I started by looking at how various different forms of media such as blogs, discussion forums and review sites, and traditional news media predicted the winner out of 9 nominations in the Best Picture category last year.
85th Oscar Best Picture Predictions
Looking at last year’s data was interesting. We’ve compared the nominees using a query of “film name” AND “Academy Award” AND “Best Picture” so as to try to find mentions and conversations specific to each film in the time leading up to the awards, from the day of nomination to just before the awards ceremony. In 2013, we see that Lincoln , Argo, and Zero Dark Thirty were neck in neck in all of the forms of media we measured. All films were up for the award, but these three clearly led the pack.
The jump in popularity was always a race among the three as we can see using popularity charts from Sysomos.
From the data above, forums and traditional news media predicted Argo as the winner, while blogs predicted that Lincoln would win. Argo actually won the award, so where did blogs go wrong? The reason is a flaw in the data collection method; let’s see if you can catch it while we move onto this year’s predictions.
86th Oscar Best Picture Predictions
We have, again, compared the 9 nominees this year using a query of “film name” AND “Academy Award” AND “Best Picture”. Do we think Her is set to win this year’s award for Best Picture? Nope. I’d bet a fiver that it isn’t the winner.
The popularity trend for this year’s films, today, is showing that three films are being discussed with lots of overlap on the charts. It’s less clear this year who the favorite is based on discussion on blogs, forums and in the news.
Why, despite the seemingly obvious data about “Her”, would I bet that “Her” will not get the Academy nod? The reason is interference. The word “Her”, even with our restrictive query to try to isolate discussions about the movie itself, is so broad, so vague, and so widely used, that it will always interfere heavily with any attempt to mine conversations about it. Think about it for a second.
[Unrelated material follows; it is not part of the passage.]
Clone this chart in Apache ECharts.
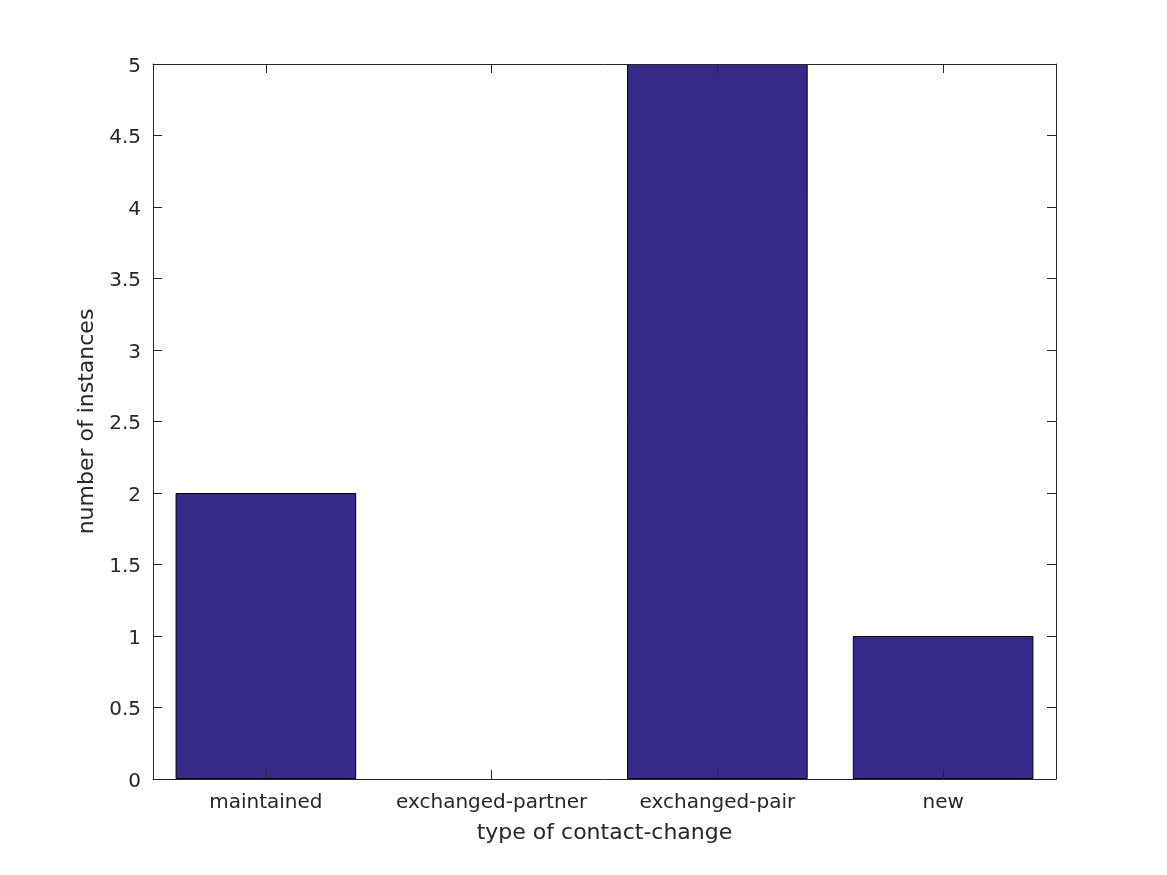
<!DOCTYPE html>
<html>
<head>
<meta charset="utf-8">
<script src="https://cdn.jsdelivr.net/npm/echarts@6/dist/echarts.min.js"></script>
<style>
html,body{margin:0;padding:0;background:#fff;}
#chart{width:1167px;height:875px;}
</style>
</head>
<body>
<div id="chart"></div>
<script>
const categories = ['maintained', 'exchanged-partner', 'exchanged-pair', 'new'];
const counts = [2, 0, 5, 1];
const yTicks = [0, 0.5, 1, 1.5, 2, 2.5, 3, 3.5, 4, 4.5, 5];

const FONT = 'DejaVu Sans';
const INK = '#262626';
const chart = echarts.init(document.getElementById('chart'), null, {renderer: 'canvas'});

const axisLine = {show: true, onZero: false, lineStyle: {color: INK, width: 1}};
const tick = {show: true, inside: true, length: 9, lineStyle: {color: INK, width: 1}};

chart.setOption({
  animation: false,
  backgroundColor: '#ffffff',
  grid: {left: 153, right: 111, top: 64, bottom: 96, containLabel: false},
  xAxis: [
    {
      type: 'category', data: categories, position: 'bottom', z: 10,
      boundaryGap: true,
      axisLine: axisLine,
      axisTick: Object.assign({alignWithLabel: true}, tick),
      axisLabel: {color: INK, fontFamily: FONT, fontSize: 20, margin: 14, interval: 0},
      name: 'type of contact-change', nameLocation: 'middle', nameGap: 43,
      nameTextStyle: {color: INK, fontFamily: FONT, fontSize: 22},
      splitLine: {show: false}
    },
    {
      type: 'category', data: categories, position: 'top', z: 10,
      boundaryGap: true,
      axisLine: axisLine,
      axisTick: Object.assign({alignWithLabel: true}, tick),
      axisLabel: {show: false},
      splitLine: {show: false}
    }
  ],
  yAxis: [
    {
      type: 'value', position: 'left', min: yTicks[0], max: yTicks[yTicks.length - 1], interval: 0.5, z: 10,
      axisLine: axisLine,
      axisTick: tick,
      axisLabel: {color: INK, fontFamily: FONT, fontSize: 20, margin: 12,
        formatter: v => '{a|' + String(v) + '}',
        rich: {a: {color: INK, fontFamily: FONT, fontSize: 20, padding: [5, 0, 0, 0]}}},
      name: 'number of instances', nameLocation: 'middle', nameGap: 48,
      nameTextStyle: {color: INK, fontFamily: FONT, fontSize: 22},
      splitLine: {show: false}
    },
    {
      type: 'value', position: 'right', min: yTicks[0], max: yTicks[yTicks.length - 1], interval: 0.5, z: 10,
      axisLine: axisLine,
      axisTick: tick,
      axisLabel: {show: false},
      splitLine: {show: false}
    }
  ],
  series: [{
    type: 'bar',
    xAxisIndex: 0, yAxisIndex: 0,
    data: counts.map(v => ({value: v, itemStyle: {borderWidth: v === 0 ? 0 : 1}})),
    barWidth: '80%',
    itemStyle: {color: '#352a87', borderColor: '#000000', borderWidth: 1},
    z: 2
  }]
});
</script>
</body>
</html>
There are categories for leading and supporting actresses, and every article is bound to use the word “her” multiple times, even if the article isn’t referring to the film. Our query helped to reduce some of the interference, but we can’t remove its influence entirely.
Now based on everything you’ve read so far, can you deduce the issue with the 2013 data set and using that data to make a prediction of the winner? Lincoln. It’s not as commonly used as the word “her”, but it’s common enough. Many students have likely written blog posts and papers while doing research about President Lincoln and may have referenced the movie in their text and would have mentioned the name, but were not discussing the movie in any meaningful way.
Data is awesome. The right data is more important. Asking the right questions, whether it be actual questions or queries of a database is extremely important in any analysis that you do.
There are many factors that can affect your results. I’ve learned to always question myself, the results, the techniques, and the source of the data. When doing this type of work for clients, for yourself, you have to be willing to question everything. Otherwise, you are scratching the surface and presenting bad results as news. That’s not honorable or smart, it’s just lazy.
What is our prediction for this year’s winner? We’ll pass on making one, but I mostly hope it’s American Hustle. Forget Christian Bale, JLaw rocks all the things.
Senior Marketing Analyst
Photo via captivate.com.
SHIFT Communications engaged Marketwired Sysomos to track mentions of Academy Award nominees for 2013 and 2014 from blogs, forums, and traditional news sources. Twitter data was not included because 2013 data was no longer included. Queries followed the format “Picture Title” AND “Academy Awards” AND “Best Picture”. The timeframes for all data were from the date of nomination (sources: Wikipedia, Academy Awards website) to the present day for 2014 and an equivalent time period in 2013. SHIFT Communications is the sole investor in the study. Sysomos data is drawn from its own internal web spider engine and data connections to major newswires. A copy of the source data spreadsheet is available upon request.